Saturday, April 14, 2007

if a tree had fallen, we would've heard it...

Today I went on a silent hike with the buddhists from the Shambhala Center. Technically, I *am* one of the buddhists from the Shambhala Center, since I'm a member and all, but I haven't gone to sitting meditation in nearly a year, so I'm basically a stranger to them. Even those who look familiar, I only know from passing glances. Going to sitting meditation was always surprisingly antisocial for me. I'd come in quietly, do my thing, then slip out at the end, often without saying a word to anyone. I didn't make a single connection the whole time I was going.

Today's silent hike promised to be similarly antisocial, but it turned out to be otherwise. First there was all the idle chit-chat as we gathered at 9:30 this morning and got ready to go. Then there was the hour long car ride into Columbia Gorge, plenty of chatter then. And, of course, the ride back.

The hike itself was interesting. A silent meditation hike is very different from a regular hike. You go slowly, you focus on your footsteps on the path, and of course you don't talk. Ten of us walked along like that and I'm afraid we looked a little cultish to the other hikers who passed us by, yacking away to each other. We stopped three times, twice for ten minute sitting meditation breaks and once for lunch. All silent. I imagined that, to others on the trail, we might look like a family so dysfunctional, we had completely stopped speaking to each other. Probably what we looked like was buddhists, quiet, nothing special.

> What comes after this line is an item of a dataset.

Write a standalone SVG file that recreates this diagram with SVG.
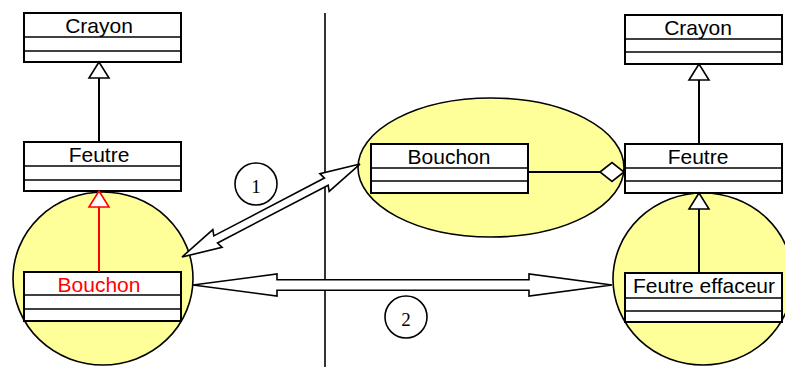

The trail we hiked was gorgeous, up a trail carved into a steep hill, a river on one side down below, a rock face rising high on the other. At first it was wet, then the sun came out. There were purple wild flowers, birds, a lot of moss, butterflies, waterfalls. It was really lovely. And the people were sweet too. At the end, we commissioned a stranger to take a group photo of us all around a bench near the parking lot. So strange, to pose smiling for a picture with a bunch of people you just met.

The ride home was a little raucous. Some of the women wanted to stop at Cascade Locks for ice-cream. The ice-cream shop was tiny but sold Tillamook ice cream served in homemade waffle cones. I had German Chocolate Cake flavored ice-cream -- soooooo gooooooood. But so rich! After that, the chatting in the car was out of control. Even *I* talked. Little old me!

Now I have plans to go see music tonight with two of the women from the ride. I can't remember their names and I didn't find them all that interesting, individually, but the music sounded nice and the impromptu social invitation seemed like something I couldn't turn down. I need to get out more. My stack of DVDs can wait.

PS -- 40 Year Old Virgin was *really* sweet. I never would've guessed!